Die Behandlung der Dranginkontinenz ist immer noch eine Domäne der medikamentösen Therapie. In der Schulmedizin werden überwiegend Anticholinerghika verordnet, die die unwillkürlichen Kontraktionen der Blasenmuskulatur unterdrücken und die Blasenkapazität vergrößern sollen.

Diese Mittel haben jedoch aufgrund ihrer unangenehmen Nebenwirkungen (Müdigkeit, Mundtrockenheit, Akkomodationsstörungen (Reaktion der Pupillen)) vor allem bei älteren Patienten eine schlechte Compliance. Große Hoffnungen werden deshalb auf ein neues Präparat gesetzt, das noch in der Erprobung ist: Der selektive Serotonin-Noradrenalin-Wiederaufnahmehemmer Duloxin soll über eine Hemmung des parasympathischen Nervensystems die Blasenentleerung normalisieren.

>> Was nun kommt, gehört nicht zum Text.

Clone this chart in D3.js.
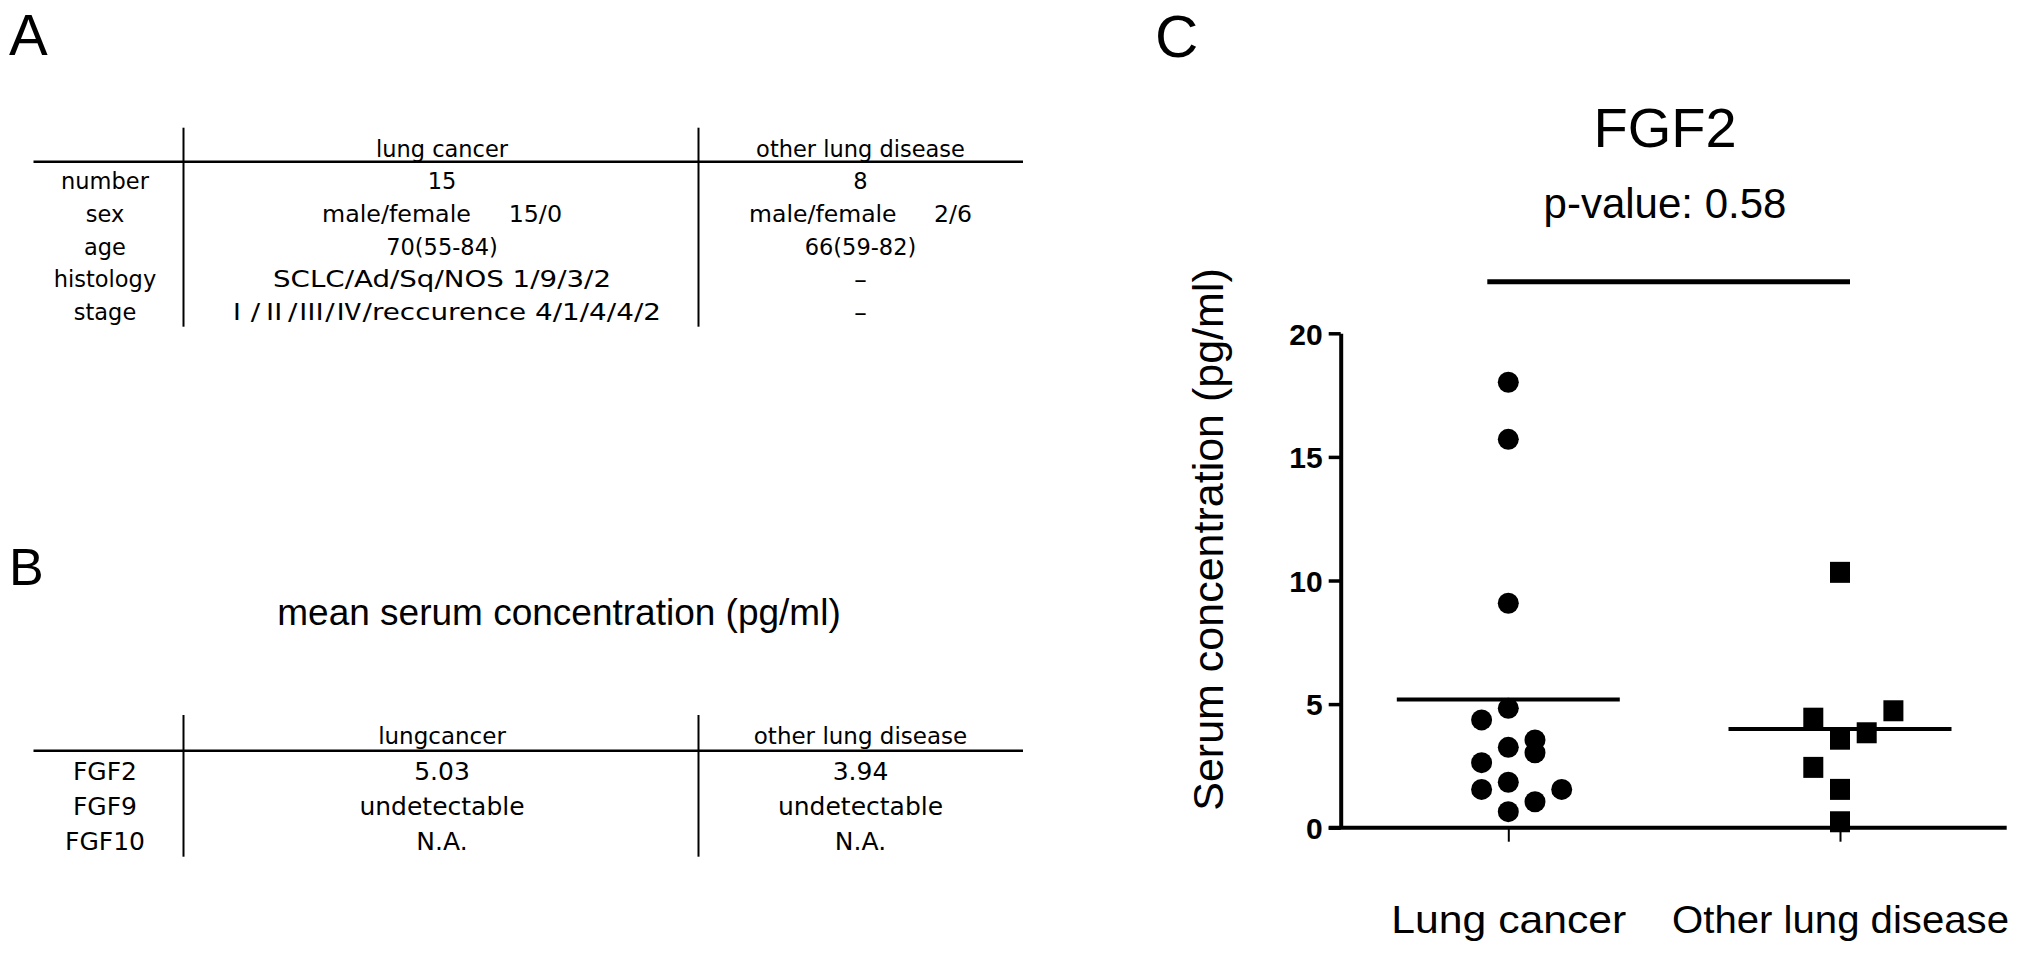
<!DOCTYPE html>
<html>
<head>
<meta charset="utf-8">
<script src="https://cdn.jsdelivr.net/npm/d3@7"></script>
<style>
html,body{margin:0;padding:0;background:#fff;}
svg{display:block;}
text{white-space:pre;}
</style>
</head>
<body>
<svg id="chart" width="2031" height="954"></svg>
<script>
// ---------------- DATA ----------------
// Panel A table
const tableAHeaders = ["lung cancer", "other lung disease"];
const tableARowLabels = ["number", "sex", "age", "histology", "stage"];
const tableALungCancer = ["15", "male/female     15/0", "70(55-84)", "SCLC/Ad/Sq/NOS 1/9/3/2", "Ⅰ/Ⅱ/Ⅲ/Ⅳ/reccurence 4/1/4/4/2"];
const tableAOtherDisease = ["8", "male/female     2/6", "66(59-82)", "-", "-"];

// Panel B table
const tableBTitle = "mean serum concentration (pg/ml)";
const tableBHeaders = ["lungcancer", "other lung disease"];
const tableBRowLabels = ["FGF2", "FGF9", "FGF10"];
const tableBLungCancer = ["5.03", "undetectable", "N.A."];
const tableBOtherDisease = ["3.94", "undetectable", "N.A."];

// Panel C scatter
const panelCTitle = "FGF2";
const panelCPValue = "p-value: 0.58";
const yAxisLabel = "Serum concentration (pg/ml)";
const categories = ["Lung cancer", "Other lung disease"];
const lungCancerValues  = [18.02, 15.71, 9.08, 4.83, 4.36, 3.55, 3.25, 3.03, 2.63, 1.84, 1.55, 1.55, 1.05, 0.65];
const lungCancerColumns = [0, 0, 0, 0, -1, 1, 0, 1, -1, 0, -1, 2, 1, 0];
const otherDiseaseValues  = [10.33, 4.73, 4.43, 3.84, 3.58, 2.44, 1.55, 0.24];
const otherDiseaseColumns = [0, 2, -1, 1, 0, -1, 0, 0];
const meanLineValues = [5.19, 3.99];
const yTickValues = [0, 5, 10, 15, 20];
const panelLabels = ["A", "B", "C"];

// ---------------- LAYOUT ----------------
const W = 2031, H = 954;
const tableFont = "'DejaVu Sans', 'Noto Sans', sans-serif";
const cjkFont = "'Noto Sans CJK JP', 'DejaVu Sans', sans-serif";
const sansFont = "'Liberation Sans', Arial, Helvetica, sans-serif";

const tableCols = [105, 442, 860.5];
const tableVLines = [183.5, 698.5];
const tableRuleX = [33.5, 1023];

const layoutA = {top: 127.7, bottom: 326.7, headerBaseline: 157, ruleY: 161.7,
                 firstRow: 189.3, rowStep: 32.7, headerSize: 22.5, rowSize: 22.5,
                 fit: {"1-1": 240, "1-2": 223, "3-1": 338, "4-1": 438, "3-2": 14, "4-2": 14}};
const layoutB = {top: 715, bottom: 856.7, headerBaseline: 744, ruleY: 750.7,
                 firstRow: 780, rowStep: 35, headerSize: 23, rowSize: 25, fit: {}};
const xLabelWidths = [235, 337];

const svg = d3.select("#chart");
svg.append("rect").attr("width", W).attr("height", H).attr("fill", "#fff");

// ---------------- PANEL LABELS ----------------
const labelPos = [{x: 9, y: 55, s: 58}, {x: 9, y: 585, s: 52}, {x: 1155, y: 57, s: 60}];
svg.selectAll("text.panel-label")
  .data(panelLabels)
  .join("text")
  .attr("class", "panel-label")
  .attr("x", (d, i) => labelPos[i].x)
  .attr("y", (d, i) => labelPos[i].y)
  .attr("font-family", sansFont)
  .attr("font-size", (d, i) => labelPos[i].s)
  .attr("fill", "#000")
  .text(d => d);

// ---------------- TABLE DRAWING ----------------
function addCellText(g, txt, x, y, size, fitW) {
  const t = g.append("text")
    .attr("x", x).attr("y", y)
    .attr("text-anchor", "middle")
    .attr("font-family", tableFont)
    .attr("font-size", size)
    .attr("fill", "#000");
  const parts = txt.split(/([\u2160-\u216F]+)/).filter(p => p.length);
  parts.forEach(p => {
    const ts = t.append("tspan").text(p);
    if (/^[\u2160-\u216F]+$/.test(p)) ts.attr("font-family", cjkFont);
  });
  if (fitW) t.attr("textLength", fitW).attr("lengthAdjust", "spacingAndGlyphs");
  return t;
}

function drawTable(headers, rowLabels, col1, col2, L) {
  const g = svg.append("g");
  const rowY = d3.scaleLinear().domain([0, 1]).range([L.firstRow, L.firstRow + L.rowStep]);
  g.selectAll("line.v").data(tableVLines).join("line")
    .attr("x1", d => d).attr("x2", d => d)
    .attr("y1", L.top).attr("y2", L.bottom)
    .attr("stroke", "#000").attr("stroke-width", 2);
  g.append("line")
    .attr("x1", tableRuleX[0]).attr("x2", tableRuleX[1])
    .attr("y1", L.ruleY).attr("y2", L.ruleY)
    .attr("stroke", "#000").attr("stroke-width", 2.6);
  headers.forEach((h, i) => addCellText(g, h, tableCols[i + 1], L.headerBaseline, L.headerSize));
  rowLabels.forEach((r, i) => addCellText(g, r, tableCols[0], rowY(i), L.rowSize));
  col1.forEach((c, i) => addCellText(g, c, tableCols[1], rowY(i), L.rowSize, L.fit[i + "-1"]));
  col2.forEach((c, i) => addCellText(g, c, tableCols[2], rowY(i), L.rowSize, L.fit[i + "-2"]));
}

drawTable(tableAHeaders, tableARowLabels, tableALungCancer, tableAOtherDisease, layoutA);

svg.append("text")
  .attr("x", 559).attr("y", 625)
  .attr("text-anchor", "middle")
  .attr("font-family", sansFont)
  .attr("font-size", 37)
  .attr("fill", "#000")
  .text(tableBTitle);

drawTable(tableBHeaders, tableBRowLabels, tableBLungCancer, tableBOtherDisease, layoutB);

// ---------------- PANEL C ----------------
const y = d3.scaleLinear().domain([0, 20]).range([827.7, 333.3]);
const x = d3.scalePoint().domain(categories).range([1508.3, 1840]);
const jitterStep = 26.7;
const axisX = 1340.7;

const gC = svg.append("g");

// Y axis
const yAxis = gC.append("g")
  .attr("transform", `translate(${axisX},0)`)
  .call(d3.axisLeft(y).tickValues(yTickValues).tickSize(12).tickSizeOuter(0).tickPadding(5).tickFormat(d3.format("d")));
yAxis.select(".domain").attr("stroke", "#000").attr("stroke-width", 4);
yAxis.selectAll(".tick line").attr("stroke", "#000").attr("stroke-width", 3.5);
yAxis.selectAll(".tick text")
  .attr("font-family", sansFont).attr("font-size", 30).attr("font-weight", "bold")
  .attr("fill", "#000").attr("x", -18).attr("dy", "0.36em");

// X axis baseline
gC.append("line")
  .attr("x1", axisX - 12).attr("x2", 2006.7)
  .attr("y1", y(0)).attr("y2", y(0))
  .attr("stroke", "#000").attr("stroke-width", 4);

// X axis ticks + labels
const xAxis = gC.append("g")
  .attr("transform", `translate(0,${y(0)})`)
  .call(d3.axisBottom(x).tickSize(14).tickSizeOuter(0));
xAxis.select(".domain").remove();
xAxis.selectAll(".tick line").attr("stroke", "#000").attr("stroke-width", 2);
xAxis.selectAll(".tick text")
  .attr("font-family", sansFont).attr("font-size", 39)
  .attr("fill", "#000").attr("y", 105.3).attr("dy", 0)
  .attr("textLength", (d, i) => xLabelWidths[i])
  .attr("lengthAdjust", "spacingAndGlyphs");

// Y axis label
gC.append("text")
  .attr("transform", "translate(1223,539.5) rotate(-90)")
  .attr("text-anchor", "middle")
  .attr("font-family", sansFont).attr("font-size", 43)
  .attr("fill", "#000")
  .text(yAxisLabel);

// Title & p-value
gC.append("text")
  .attr("x", 1665).attr("y", 146.7)
  .attr("text-anchor", "middle")
  .attr("font-family", sansFont).attr("font-size", 56)
  .attr("fill", "#000").text(panelCTitle);
gC.append("text")
  .attr("x", 1665).attr("y", 218)
  .attr("text-anchor", "middle")
  .attr("font-family", sansFont).attr("font-size", 42)
  .attr("fill", "#000").text(panelCPValue);

// Comparison bracket line
gC.append("line")
  .attr("x1", x(categories[0]) - 21).attr("x2", x(categories[1]) + 10)
  .attr("y1", 281.7).attr("y2", 281.7)
  .attr("stroke", "#000").attr("stroke-width", 5);

// Mean lines
gC.selectAll("line.mean")
  .data(meanLineValues)
  .join("line")
  .attr("class", "mean")
  .attr("x1", (d, i) => x(categories[i]) - 111.5)
  .attr("x2", (d, i) => x(categories[i]) + 111.5)
  .attr("y1", d => y(d)).attr("y2", d => y(d))
  .attr("stroke", "#000").attr("stroke-width", 4);

// Lung cancer points (circles)
gC.selectAll("circle.lc")
  .data(lungCancerValues)
  .join("circle")
  .attr("class", "lc")
  .attr("cx", (d, i) => x(categories[0]) + lungCancerColumns[i] * jitterStep)
  .attr("cy", d => y(d))
  .attr("r", 10.5)
  .attr("fill", "#000");

// Other lung disease points (squares)
gC.selectAll("rect.old")
  .data(otherDiseaseValues)
  .join("rect")
  .attr("class", "old")
  .attr("x", (d, i) => x(categories[1]) + otherDiseaseColumns[i] * jitterStep - 10)
  .attr("y", d => y(d) - 10.5)
  .attr("width", 20).attr("height", 21)
  .attr("fill", "#000");
</script>
</body>
</html>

Als ganz neues Therapieprinzip gilt die Injektion des Botulinum-A-Toxins, das eine Beruhigung des Blasenmuskels herbeiführen soll. Allerdings kann es dadurch zu einer vorrübergehenden Akontraktibilität (kein Zusammenziehen) kommen, so dass der Patient die Blase mit Hilfe eines Katheters entleeren muss.

Sind die Inkontinenz- Beschwerden auf einen Hormonmangel in der Postmenopause zurückzuführen, sprechen sie besonders gut auf lokale Östrogen-Applikationen oder die Gabe von Naturmittel zur Regulierung des Hormonhaushaltes an.

Blasenentleerungsstörungen, deren Ursache chronische Harnwegsinfekte sind, müssen auf jeden Fall antibakteriell behandelt werden. Aufgrund seiner diuretischen (vermehrtes Wasserlassen) und antiseptischen Wirkung eignet sich hierzu ein Nieren-Blasen-Tee besonders gut.